## To do
Omit all pictures. Copy the rest of the material exactly.

## Provided data

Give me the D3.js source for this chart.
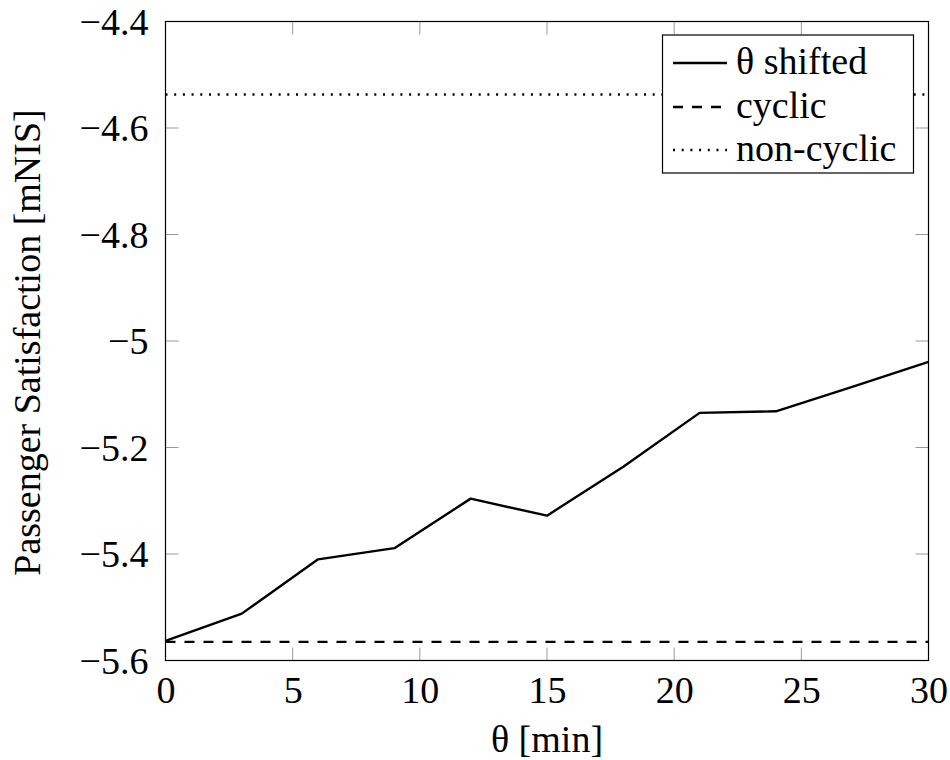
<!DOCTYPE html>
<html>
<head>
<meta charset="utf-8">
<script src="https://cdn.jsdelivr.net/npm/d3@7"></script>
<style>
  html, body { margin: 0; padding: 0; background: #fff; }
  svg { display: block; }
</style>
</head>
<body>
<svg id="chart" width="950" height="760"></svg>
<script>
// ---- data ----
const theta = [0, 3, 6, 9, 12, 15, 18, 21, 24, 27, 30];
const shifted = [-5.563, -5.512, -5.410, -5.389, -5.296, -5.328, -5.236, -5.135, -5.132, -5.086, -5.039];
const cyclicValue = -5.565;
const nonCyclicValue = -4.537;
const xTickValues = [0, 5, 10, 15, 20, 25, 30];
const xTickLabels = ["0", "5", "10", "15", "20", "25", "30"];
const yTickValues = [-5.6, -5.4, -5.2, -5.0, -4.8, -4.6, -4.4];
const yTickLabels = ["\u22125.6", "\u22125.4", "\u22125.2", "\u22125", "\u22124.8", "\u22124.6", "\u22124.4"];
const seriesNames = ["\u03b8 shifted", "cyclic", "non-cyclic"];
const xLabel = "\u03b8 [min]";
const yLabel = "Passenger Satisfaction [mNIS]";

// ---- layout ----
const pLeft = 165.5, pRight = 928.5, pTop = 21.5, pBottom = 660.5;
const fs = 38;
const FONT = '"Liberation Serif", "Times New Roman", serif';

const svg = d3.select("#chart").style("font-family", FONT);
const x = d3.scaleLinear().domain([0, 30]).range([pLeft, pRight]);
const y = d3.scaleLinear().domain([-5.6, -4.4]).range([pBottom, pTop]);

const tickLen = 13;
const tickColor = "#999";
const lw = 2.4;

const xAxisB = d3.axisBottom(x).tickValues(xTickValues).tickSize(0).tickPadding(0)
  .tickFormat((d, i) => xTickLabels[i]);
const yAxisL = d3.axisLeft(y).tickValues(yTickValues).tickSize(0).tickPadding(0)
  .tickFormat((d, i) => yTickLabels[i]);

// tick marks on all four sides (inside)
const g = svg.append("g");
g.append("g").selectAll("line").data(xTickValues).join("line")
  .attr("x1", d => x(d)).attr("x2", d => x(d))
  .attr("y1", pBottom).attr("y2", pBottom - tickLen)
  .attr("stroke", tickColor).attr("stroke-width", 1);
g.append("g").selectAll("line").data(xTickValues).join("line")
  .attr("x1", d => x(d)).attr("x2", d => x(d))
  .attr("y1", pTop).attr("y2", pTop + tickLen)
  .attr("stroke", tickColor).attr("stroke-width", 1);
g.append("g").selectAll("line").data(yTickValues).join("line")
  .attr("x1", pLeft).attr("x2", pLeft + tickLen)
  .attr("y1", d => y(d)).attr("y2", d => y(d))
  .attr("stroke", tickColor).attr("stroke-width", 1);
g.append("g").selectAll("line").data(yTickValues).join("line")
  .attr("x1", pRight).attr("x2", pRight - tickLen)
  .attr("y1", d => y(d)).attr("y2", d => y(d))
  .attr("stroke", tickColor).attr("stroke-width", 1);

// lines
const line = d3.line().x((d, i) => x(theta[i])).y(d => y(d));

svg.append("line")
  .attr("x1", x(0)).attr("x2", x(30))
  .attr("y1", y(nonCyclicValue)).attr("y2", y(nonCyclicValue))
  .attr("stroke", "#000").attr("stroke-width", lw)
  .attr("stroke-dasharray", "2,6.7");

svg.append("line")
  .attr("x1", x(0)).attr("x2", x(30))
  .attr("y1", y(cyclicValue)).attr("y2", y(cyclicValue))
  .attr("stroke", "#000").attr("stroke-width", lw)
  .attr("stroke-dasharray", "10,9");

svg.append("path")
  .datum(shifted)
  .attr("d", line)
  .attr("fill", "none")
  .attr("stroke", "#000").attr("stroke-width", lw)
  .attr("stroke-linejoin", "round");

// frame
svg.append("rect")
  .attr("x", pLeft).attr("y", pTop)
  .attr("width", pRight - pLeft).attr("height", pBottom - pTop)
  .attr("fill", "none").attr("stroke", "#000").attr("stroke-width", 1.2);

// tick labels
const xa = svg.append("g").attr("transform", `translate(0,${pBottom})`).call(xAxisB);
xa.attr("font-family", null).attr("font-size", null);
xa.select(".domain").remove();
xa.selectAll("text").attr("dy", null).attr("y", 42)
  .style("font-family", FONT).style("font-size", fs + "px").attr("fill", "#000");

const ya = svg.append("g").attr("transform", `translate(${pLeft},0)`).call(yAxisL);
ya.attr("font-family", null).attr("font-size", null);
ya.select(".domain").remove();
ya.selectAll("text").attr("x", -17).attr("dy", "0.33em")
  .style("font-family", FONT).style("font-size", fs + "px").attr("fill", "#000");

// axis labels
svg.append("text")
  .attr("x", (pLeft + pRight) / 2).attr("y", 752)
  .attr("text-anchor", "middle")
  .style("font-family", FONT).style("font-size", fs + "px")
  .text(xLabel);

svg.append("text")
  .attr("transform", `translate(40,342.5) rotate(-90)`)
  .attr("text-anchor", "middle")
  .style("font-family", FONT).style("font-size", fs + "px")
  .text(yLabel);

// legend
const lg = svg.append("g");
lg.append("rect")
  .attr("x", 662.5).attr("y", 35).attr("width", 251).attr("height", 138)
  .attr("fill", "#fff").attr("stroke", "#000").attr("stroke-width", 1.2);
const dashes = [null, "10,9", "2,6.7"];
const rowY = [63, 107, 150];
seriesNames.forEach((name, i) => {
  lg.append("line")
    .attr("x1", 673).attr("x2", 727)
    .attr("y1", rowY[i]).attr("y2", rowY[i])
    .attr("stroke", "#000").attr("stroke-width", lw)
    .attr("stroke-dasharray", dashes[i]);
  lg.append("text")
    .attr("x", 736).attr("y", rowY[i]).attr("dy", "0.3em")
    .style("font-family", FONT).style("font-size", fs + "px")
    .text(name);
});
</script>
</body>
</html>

## Output of the exercise
Give me the D3.js source for this chart.
<!DOCTYPE html>
<html>
<head>
<meta charset="utf-8">
<script src="https://cdn.jsdelivr.net/npm/d3@7"></script>
<style>
  html, body { margin: 0; padding: 0; background: #fff; }
  svg { display: block; }
</style>
</head>
<body>
<svg id="chart" width="950" height="760"></svg>
<script>
// ---- data ----
const theta = [0, 3, 6, 9, 12, 15, 18, 21, 24, 27, 30];
const shifted = [-5.563, -5.512, -5.410, -5.389, -5.296, -5.328, -5.236, -5.135, -5.132, -5.086, -5.039];
const cyclicValue = -5.565;
const nonCyclicValue = -4.537;
const xTickValues = [0, 5, 10, 15, 20, 25, 30];
const xTickLabels = ["0", "5", "10", "15", "20", "25", "30"];
const yTickValues = [-5.6, -5.4, -5.2, -5.0, -4.8, -4.6, -4.4];
const yTickLabels = ["\u22125.6", "\u22125.4", "\u22125.2", "\u22125", "\u22124.8", "\u22124.6", "\u22124.4"];
const seriesNames = ["\u03b8 shifted", "cyclic", "non-cyclic"];
const xLabel = "\u03b8 [min]";
const yLabel = "Passenger Satisfaction [mNIS]";

// ---- layout ----
const pLeft = 165.5, pRight = 928.5, pTop = 21.5, pBottom = 660.5;
const fs = 38;
const FONT = '"Liberation Serif", "Times New Roman", serif';

const svg = d3.select("#chart").style("font-family", FONT);
const x = d3.scaleLinear().domain([0, 30]).range([pLeft, pRight]);
const y = d3.scaleLinear().domain([-5.6, -4.4]).range([pBottom, pTop]);

const tickLen = 13;
const tickColor = "#999";
const lw = 2.4;

const xAxisB = d3.axisBottom(x).tickValues(xTickValues).tickSize(0).tickPadding(0)
  .tickFormat((d, i) => xTickLabels[i]);
const yAxisL = d3.axisLeft(y).tickValues(yTickValues).tickSize(0).tickPadding(0)
  .tickFormat((d, i) => yTickLabels[i]);

// tick marks on all four sides (inside)
const g = svg.append("g");
g.append("g").selectAll("line").data(xTickValues).join("line")
  .attr("x1", d => x(d)).attr("x2", d => x(d))
  .attr("y1", pBottom).attr("y2", pBottom - tickLen)
  .attr("stroke", tickColor).attr("stroke-width", 1);
g.append("g").selectAll("line").data(xTickValues).join("line")
  .attr("x1", d => x(d)).attr("x2", d => x(d))
  .attr("y1", pTop).attr("y2", pTop + tickLen)
  .attr("stroke", tickColor).attr("stroke-width", 1);
g.append("g").selectAll("line").data(yTickValues).join("line")
  .attr("x1", pLeft).attr("x2", pLeft + tickLen)
  .attr("y1", d => y(d)).attr("y2", d => y(d))
  .attr("stroke", tickColor).attr("stroke-width", 1);
g.append("g").selectAll("line").data(yTickValues).join("line")
  .attr("x1", pRight).attr("x2", pRight - tickLen)
  .attr("y1", d => y(d)).attr("y2", d => y(d))
  .attr("stroke", tickColor).attr("stroke-width", 1);

// lines
const line = d3.line().x((d, i) => x(theta[i])).y(d => y(d));

svg.append("line")
  .attr("x1", x(0)).attr("x2", x(30))
  .attr("y1", y(nonCyclicValue)).attr("y2", y(nonCyclicValue))
  .attr("stroke", "#000").attr("stroke-width", lw)
  .attr("stroke-dasharray", "2,6.7");

svg.append("line")
  .attr("x1", x(0)).attr("x2", x(30))
  .attr("y1", y(cyclicValue)).attr("y2", y(cyclicValue))
  .attr("stroke", "#000").attr("stroke-width", lw)
  .attr("stroke-dasharray", "10,9");

svg.append("path")
  .datum(shifted)
  .attr("d", line)
  .attr("fill", "none")
  .attr("stroke", "#000").attr("stroke-width", lw)
  .attr("stroke-linejoin", "round");

// frame
svg.append("rect")
  .attr("x", pLeft).attr("y", pTop)
  .attr("width", pRight - pLeft).attr("height", pBottom - pTop)
  .attr("fill", "none").attr("stroke", "#000").attr("stroke-width", 1.2);

// tick labels
const xa = svg.append("g").attr("transform", `translate(0,${pBottom})`).call(xAxisB);
xa.attr("font-family", null).attr("font-size", null);
xa.select(".domain").remove();
xa.selectAll("text").attr("dy", null).attr("y", 42)
  .style("font-family", FONT).style("font-size", fs + "px").attr("fill", "#000");

const ya = svg.append("g").attr("transform", `translate(${pLeft},0)`).call(yAxisL);
ya.attr("font-family", null).attr("font-size", null);
ya.select(".domain").remove();
ya.selectAll("text").attr("x", -17).attr("dy", "0.33em")
  .style("font-family", FONT).style("font-size", fs + "px").attr("fill", "#000");

// axis labels
svg.append("text")
  .attr("x", (pLeft + pRight) / 2).attr("y", 752)
  .attr("text-anchor", "middle")
  .style("font-family", FONT).style("font-size", fs + "px")
  .text(xLabel);

svg.append("text")
  .attr("transform", `translate(40,342.5) rotate(-90)`)
  .attr("text-anchor", "middle")
  .style("font-family", FONT).style("font-size", fs + "px")
  .text(yLabel);

// legend
const lg = svg.append("g");
lg.append("rect")
  .attr("x", 662.5).attr("y", 35).attr("width", 251).attr("height", 138)
  .attr("fill", "#fff").attr("stroke", "#000").attr("stroke-width", 1.2);
const dashes = [null, "10,9", "2,6.7"];
const rowY = [63, 107, 150];
seriesNames.forEach((name, i) => {
  lg.append("line")
    .attr("x1", 673).attr("x2", 727)
    .attr("y1", rowY[i]).attr("y2", rowY[i])
    .attr("stroke", "#000").attr("stroke-width", lw)
    .attr("stroke-dasharray", dashes[i]);
  lg.append("text")
    .attr("x", 736).attr("y", rowY[i]).attr("dy", "0.3em")
    .style("font-family", FONT).style("font-size", fs + "px")
    .text(name);
});
</script>
</body>
</html>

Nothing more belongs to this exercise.